A evolução do primeiro chip desembocou na invenção dos processadores gráficos (GPUs), capazes de renderizar imagens com muito mais rapidez.

E aí entra o segundo guru: Andy Grove, da Intel, com sua tese de que “só os paranóicos sobrevivem”. Durante anos a Nvidia andou de lado porque Huang reinvestia todo o lucro em pesquisa e desenvolvimento.

“Se nós não reinventarmos a computação gráfica, se não nos reinventarmos e não abrirmos o panorama para as coisas que se podem fazer nesse processador, vamos ser comoditizados até a morte,” disse uma vez. 

Ousar era arriscado, não ousar era mais.

Além do foco

A estratégia de Huang era subsidiar a criação de ferramentas que alguém, em algum lugar, em algum momento usaria para dar um salto maravilhoso no conhecimento humano.

Mais ou menos como a descoberta de artesãos holandeses de que as lentes de óculos podiam ser rearranjadas para enxergar objetos distantes – e isso permitiu a Galileu Galilei mudar nosso entendimento sobre o universo.

Deu certo. As funcionalidades extras dos chips acabaram permitindo o desenvolvimento de uma nova via em inteligência artificial. Havia décadas que os cientistas tentavam ensinar as máquinas a pensar dando-lhes regras lógicas. O resultado era pífio. O chip de renderização gráfica, com sua computação em paralelo – exponencialmente mais rápida – permitiu a implementação de um método chamado retropropagação, pelo qual o computador faz inúmeros cálculos e usa os resultados como aprendizado.

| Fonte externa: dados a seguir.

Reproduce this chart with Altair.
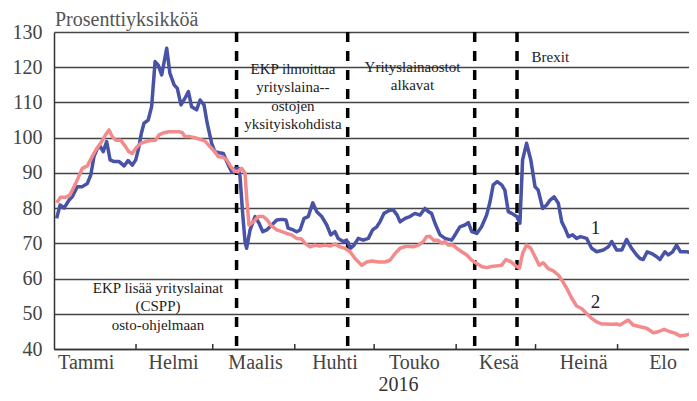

Eram as redes neurais.

“O que Huang faz,” diz um entrevistado de Witt, “é além do foco. Eu chamaria de ressonância.” A ideia é estar em contato com as extremidades de sua empresa, do mercado, do conhecimento, para sentir o movimento e a possibilidade de inovações significativas.

Depois disso, claro, vem a coragem de agir. Ao perceber as possibilidades das redes neurais, Huang pivotou a empresa. Instantaneamente. Num fim de semana, comunicou a todos os funcionários que eles não trabalhavam mais numa fabricante de chips, mas numa firma de AI. Confiou em seus instintos o suficiente para arriscar seus lucros, seu principal produto, até seu emprego (quando foi questionado por acionistas ativistas).

A maioria das pessoas que faz isso fracassa. Huang colheu uma valorização de mais de 300.000% desde o IPO da Nvidia, em 1999. Por enquanto.